⟨

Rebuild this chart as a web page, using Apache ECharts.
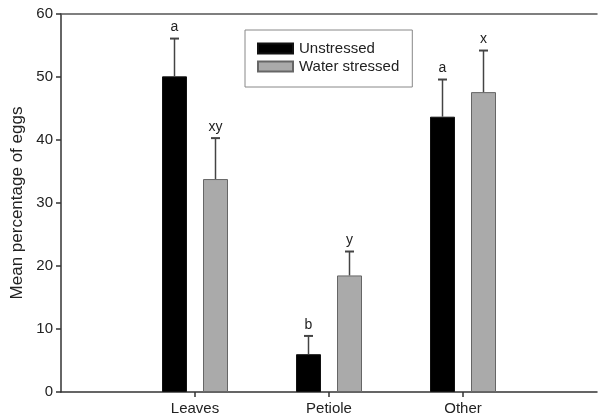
<!DOCTYPE html>
<html><head><meta charset="utf-8">
<script src="https://cdn.jsdelivr.net/npm/echarts@6/dist/echarts.min.js"></script>
<style>html,body{margin:0;padding:0;background:#fff}#c{width:600px;height:418px}</style>
</head><body><div id="c"></div>
<script>
var categories = ['', 'Leaves', 'Petiole', 'Other', ''];
var unstressed = [null, 50.1, 6.0, 43.7, null];
var unstressedUpper = [null, 56.1, 8.9, 49.6, null];
var unstressedLetters = ['', 'a', 'b', 'a', ''];
var waterStressed = [null, 33.8, 18.5, 47.6, null];
var waterStressedUpper = [null, 40.3, 22.3, 54.2, null];
var waterStressedLetters = ['', 'xy', 'y', 'x', ''];
var yTicks = [0, 10, 20, 30, 40, 50, 60];

var BAR_W = 25, BAR_GAP = 16;
var OFFSET = (BAR_W + BAR_GAP) / 2;
var FONT = 'Liberation Sans, Arial, sans-serif';

function errData(vals, upper, letters) {
  var out = [];
  for (var i = 0; i < vals.length; i++) {
    if (vals[i] != null) out.push([i, vals[i], upper[i], letters[i]]);
  }
  return out;
}
function errSeries(vals, upper, letters, dir) {
  return {
    type: 'custom', xAxisIndex: 0, yAxisIndex: 0, z: 5, silent: true,
    data: errData(vals, upper, letters),
    renderItem: function (params, api) {
      var x = api.coord([api.value(0), 0])[0] + dir * OFFSET;
      var yTop = api.coord([api.value(0), api.value(1)])[1];
      var yUp = api.coord([api.value(0), api.value(2)])[1];
      return {
        type: 'group', children: [
          { type: 'line', shape: { x1: x, y1: yTop, x2: x, y2: yUp }, style: { stroke: '#444', lineWidth: 1.5 } },
          { type: 'line', shape: { x1: x - 4.5, y1: yUp, x2: x + 4.5, y2: yUp }, style: { stroke: '#444', lineWidth: 2 } },
          { type: 'text', x: x, y: yUp - 4, style: { text: api.value(3), fill: '#222', font: '14px ' + FONT, textAlign: 'center', textVerticalAlign: 'bottom' } }
        ]
      };
    }
  };
}

var chart = echarts.init(document.getElementById('c'), null, { renderer: 'canvas' });
chart.setOption({
  animation: false,
  backgroundColor: '#fff',
  textStyle: { fontFamily: FONT },
  grid: { left: 61, top: 14, width: 544, height: 378, containLabel: false },
  legend: {
    orient: 'vertical', left: 245, top: 30,
    data: ['Unstressed', 'Water stressed'],
    itemWidth: 35, itemHeight: 10, itemGap: 1,
    padding: [10, 13, 12, 12],
    borderColor: '#888', borderWidth: 1,
    textStyle: { fontSize: 15, color: '#222', fontFamily: FONT, lineHeight: 17, padding: [0, 0, 0, 1] },
    icon: 'rect'
  },
  xAxis: [{
    type: 'category', data: categories, boundaryGap: false,
    axisLine: { lineStyle: { color: '#333', width: 1.5 } },
    axisTick: { show: true, length: 5, interval: function (i) { return i >= 1 && i <= 3; }, lineStyle: { color: '#333', width: 1.5 } },
    axisLabel: { interval: 0, fontSize: 15, color: '#222', margin: 9 },
    splitLine: { show: false }
  }, {
    type: 'category', data: categories, boundaryGap: false, position: 'top',
    axisLine: { lineStyle: { color: '#555', width: 1.5 } },
    axisTick: { show: false }, axisLabel: { show: false }, splitLine: { show: false }
  }],
  yAxis: {
    type: 'value', min: 0, max: 60, interval: 10,
    name: 'Mean percentage of eggs', nameLocation: 'middle', nameGap: 33,
    nameTextStyle: { fontSize: 17, color: '#222' },
    axisLine: { show: true, lineStyle: { color: '#333', width: 1.5 } },
    axisTick: { show: true, length: 5, lineStyle: { color: '#333', width: 1.5 } },
    axisLabel: { fontSize: 15, color: '#222', margin: 8,
      formatter: function (v) { return yTicks.indexOf(v) >= 0 ? String(v) : ''; } },
    splitLine: { show: false }
  },
  series: [
    { name: 'Unstressed', type: 'bar', data: unstressed, barWidth: BAR_W, barGap: (BAR_GAP / BAR_W * 100) + '%',
      itemStyle: { color: '#000', borderColor: '#111', borderWidth: 1 } },
    { name: 'Water stressed', type: 'bar', data: waterStressed, barWidth: BAR_W,
      itemStyle: { color: '#aaaaaa', borderColor: '#666', borderWidth: 1 } },
    errSeries(unstressed, unstressedUpper, unstressedLetters, -1),
    errSeries(waterStressed, waterStressedUpper, waterStressedLetters, 1)
  ]
});
</script></body></html>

⟩

● PROBLEM DESCRIPTION
Exactly as written, return every line of the listing, but not the pictures.

● SOLUTION
Rebuild this chart as a web page, using Apache ECharts.
<!DOCTYPE html>
<html><head><meta charset="utf-8">
<script src="https://cdn.jsdelivr.net/npm/echarts@6/dist/echarts.min.js"></script>
<style>html,body{margin:0;padding:0;background:#fff}#c{width:600px;height:418px}</style>
</head><body><div id="c"></div>
<script>
var categories = ['', 'Leaves', 'Petiole', 'Other', ''];
var unstressed = [null, 50.1, 6.0, 43.7, null];
var unstressedUpper = [null, 56.1, 8.9, 49.6, null];
var unstressedLetters = ['', 'a', 'b', 'a', ''];
var waterStressed = [null, 33.8, 18.5, 47.6, null];
var waterStressedUpper = [null, 40.3, 22.3, 54.2, null];
var waterStressedLetters = ['', 'xy', 'y', 'x', ''];
var yTicks = [0, 10, 20, 30, 40, 50, 60];

var BAR_W = 25, BAR_GAP = 16;
var OFFSET = (BAR_W + BAR_GAP) / 2;
var FONT = 'Liberation Sans, Arial, sans-serif';

function errData(vals, upper, letters) {
  var out = [];
  for (var i = 0; i < vals.length; i++) {
    if (vals[i] != null) out.push([i, vals[i], upper[i], letters[i]]);
  }
  return out;
}
function errSeries(vals, upper, letters, dir) {
  return {
    type: 'custom', xAxisIndex: 0, yAxisIndex: 0, z: 5, silent: true,
    data: errData(vals, upper, letters),
    renderItem: function (params, api) {
      var x = api.coord([api.value(0), 0])[0] + dir * OFFSET;
      var yTop = api.coord([api.value(0), api.value(1)])[1];
      var yUp = api.coord([api.value(0), api.value(2)])[1];
      return {
        type: 'group', children: [
          { type: 'line', shape: { x1: x, y1: yTop, x2: x, y2: yUp }, style: { stroke: '#444', lineWidth: 1.5 } },
          { type: 'line', shape: { x1: x - 4.5, y1: yUp, x2: x + 4.5, y2: yUp }, style: { stroke: '#444', lineWidth: 2 } },
          { type: 'text', x: x, y: yUp - 4, style: { text: api.value(3), fill: '#222', font: '14px ' + FONT, textAlign: 'center', textVerticalAlign: 'bottom' } }
        ]
      };
    }
  };
}

var chart = echarts.init(document.getElementById('c'), null, { renderer: 'canvas' });
chart.setOption({
  animation: false,
  backgroundColor: '#fff',
  textStyle: { fontFamily: FONT },
  grid: { left: 61, top: 14, width: 544, height: 378, containLabel: false },
  legend: {
    orient: 'vertical', left: 245, top: 30,
    data: ['Unstressed', 'Water stressed'],
    itemWidth: 35, itemHeight: 10, itemGap: 1,
    padding: [10, 13, 12, 12],
    borderColor: '#888', borderWidth: 1,
    textStyle: { fontSize: 15, color: '#222', fontFamily: FONT, lineHeight: 17, padding: [0, 0, 0, 1] },
    icon: 'rect'
  },
  xAxis: [{
    type: 'category', data: categories, boundaryGap: false,
    axisLine: { lineStyle: { color: '#333', width: 1.5 } },
    axisTick: { show: true, length: 5, interval: function (i) { return i >= 1 && i <= 3; }, lineStyle: { color: '#333', width: 1.5 } },
    axisLabel: { interval: 0, fontSize: 15, color: '#222', margin: 9 },
    splitLine: { show: false }
  }, {
    type: 'category', data: categories, boundaryGap: false, position: 'top',
    axisLine: { lineStyle: { color: '#555', width: 1.5 } },
    axisTick: { show: false }, axisLabel: { show: false }, splitLine: { show: false }
  }],
  yAxis: {
    type: 'value', min: 0, max: 60, interval: 10,
    name: 'Mean percentage of eggs', nameLocation: 'middle', nameGap: 33,
    nameTextStyle: { fontSize: 17, color: '#222' },
    axisLine: { show: true, lineStyle: { color: '#333', width: 1.5 } },
    axisTick: { show: true, length: 5, lineStyle: { color: '#333', width: 1.5 } },
    axisLabel: { fontSize: 15, color: '#222', margin: 8,
      formatter: function (v) { return yTicks.indexOf(v) >= 0 ? String(v) : ''; } },
    splitLine: { show: false }
  },
  series: [
    { name: 'Unstressed', type: 'bar', data: unstressed, barWidth: BAR_W, barGap: (BAR_GAP / BAR_W * 100) + '%',
      itemStyle: { color: '#000', borderColor: '#111', borderWidth: 1 } },
    { name: 'Water stressed', type: 'bar', data: waterStressed, barWidth: BAR_W,
      itemStyle: { color: '#aaaaaa', borderColor: '#666', borderWidth: 1 } },
    errSeries(unstressed, unstressedUpper, unstressedLetters, -1),
    errSeries(waterStressed, waterStressedUpper, waterStressedLetters, 1)
  ]
});
</script></body></html>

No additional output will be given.